Problem requirements =
Starting at the first line of the listing below, retype each line up to and including the one that contains "(0,91) rectangle (800,359);". Leave pictures out.

Collected data =
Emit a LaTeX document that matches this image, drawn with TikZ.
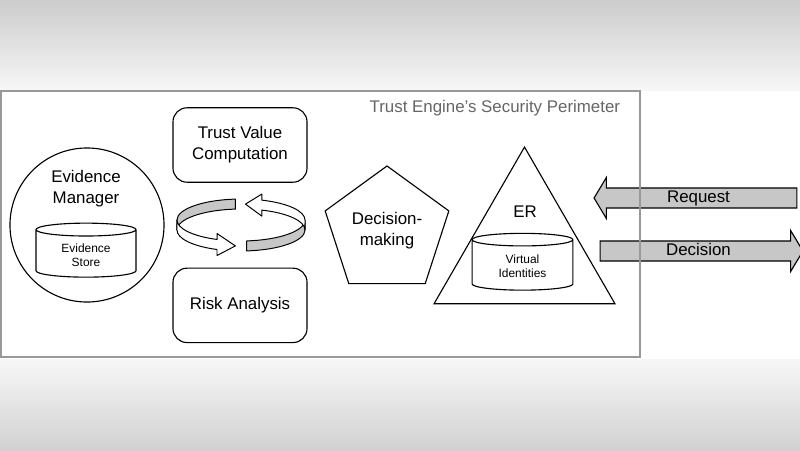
\documentclass[tikz,border=0pt]{standalone}
\usepackage{fontspec}
\setmainfont{Liberation Sans}
\usetikzlibrary{positioning,shapes.geometric,shapes.arrows}
\tikzset{
 outline/.style={draw,line width=0.8pt},
 txt/.style={align=center,font=\fontsize{12}{15}\selectfont},
 roundbox/.style={outline,rounded corners=10pt,align=center,minimum height=1.86cm,
             minimum width=3.35cm,font=\fontsize{12}{15}\selectfont},
 store/.style={outline,cylinder,shape border rotate=90,aspect=0.22,align=center,
             font=\fontsize{8.5}{10}\selectfont},
 flow/.style={single arrow,draw,line width=0.8pt,fill=black!22,minimum height=5.07cm,
             single arrow head extend=7.4pt,single arrow tip angle=118,inner ysep=1pt,
             text height=9pt,text depth=2.5pt,font=\fontsize{12}{14}\selectfont},
 band/.style={draw,line width=0.7pt,line join=round}
}

\begin{document}
\begin{tikzpicture}[x=0.025cm,y=0.025cm]
\useasboundingbox (0,0) rectangle (800,450);
% backdrop
\shade[top color=black!20,bottom color=black!3] (0,359) rectangle (800,450);
\shade[top color=black!3,bottom color=black!18] (0,0) rectangle (800,91);
\fill[white] (0,91) rectangle (800,359);

% evidence manager
\node[outline,circle,minimum size=3.85cm] (manager) at (87,225) {};
\node[txt] (managertext) at (86,261) {Evidence\\Manager};
\node[store,minimum width=2.5cm,minimum height=1.35cm] (evstore) at (86,195) {Evidence\\Store};

% trust value / risk
\node[roundbox] (trust) at (240,305) {Trust Value\\Computation};
\node[roundbox,below=2.12cm of trust] (risk) {Risk Analysis};

% circular arrows
\draw[band,fill=black!22] (235.4,250.9) arc[start angle=95,end angle=180,x radius=64,y radius=21]
  -- ++(0,-10) arc[start angle=180,end angle=95,x radius=64,y radius=21] -- cycle;
\draw[band,fill=black!22] (246.6,209.1) arc[start angle=275,end angle=360,x radius=64,y radius=21]
  -- ++(0,-10) arc[start angle=360,end angle=275,x radius=64,y radius=21] -- cycle;
\draw[band,fill=white] (177,230) arc[start angle=180,end angle=248,x radius=64,y radius=21]
  -- (217,216.5) -- (235.4,204.1) -- (217,194.5) -- (217,200.5)
  arc[start angle=248,end angle=180,x radius=64,y radius=21] -- cycle;
\draw[band,fill=white] (305,230) arc[start angle=360,end angle=431,x radius=64,y radius=21]
  -- (261.8,255.9) -- (245.5,245.9) -- (261.8,233.9) -- (261.8,239.9)
  arc[start angle=431,end angle=360,x radius=64,y radius=21] -- cycle;

% decision making
\node[outline,regular polygon,regular polygon sides=5,minimum size=3.25cm,inner sep=0pt,txt]
  (decide) at (387,219) {Decision-\\making};

% ER
\node[outline,regular polygon,regular polygon sides=3,minimum size=5.22cm] (er) at (524.5,198.5) {};
\node[txt] (ertext) at (525,238) {ER};
\node[store,minimum width=2.52cm,minimum height=1.42cm] (virtual) at (522.5,183.5) {Virtual\\Identities};

% request / decision
\node[flow,shape border rotate=180] (request) at (698.5,252) {Request};
\node[flow] (decision) at (698.5,199) {Decision};

% perimeter
\draw[black!40,line width=1pt] (1,93) rectangle (640,359);
\node[txt,text=black!60,anchor=east] (perimeter) at (625,342) {Trust Engine's Security Perimeter};
\end{tikzpicture}
\end{document}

Correct output =
Emit a LaTeX document that matches this image, drawn with TikZ.
\documentclass[tikz,border=0pt]{standalone}
\usepackage{fontspec}
\setmainfont{Liberation Sans}
\usetikzlibrary{positioning,shapes.geometric,shapes.arrows}
\tikzset{
 outline/.style={draw,line width=0.8pt},
 txt/.style={align=center,font=\fontsize{12}{15}\selectfont},
 roundbox/.style={outline,rounded corners=10pt,align=center,minimum height=1.86cm,
             minimum width=3.35cm,font=\fontsize{12}{15}\selectfont},
 store/.style={outline,cylinder,shape border rotate=90,aspect=0.22,align=center,
             font=\fontsize{8.5}{10}\selectfont},
 flow/.style={single arrow,draw,line width=0.8pt,fill=black!22,minimum height=5.07cm,
             single arrow head extend=7.4pt,single arrow tip angle=118,inner ysep=1pt,
             text height=9pt,text depth=2.5pt,font=\fontsize{12}{14}\selectfont},
 band/.style={draw,line width=0.7pt,line join=round}
}

\begin{document}
\begin{tikzpicture}[x=0.025cm,y=0.025cm]
\useasboundingbox (0,0) rectangle (800,450);
% backdrop
\shade[top color=black!20,bottom color=black!3] (0,359) rectangle (800,450);
\shade[top color=black!3,bottom color=black!18] (0,0) rectangle (800,91);
\fill[white] (0,91) rectangle (800,359);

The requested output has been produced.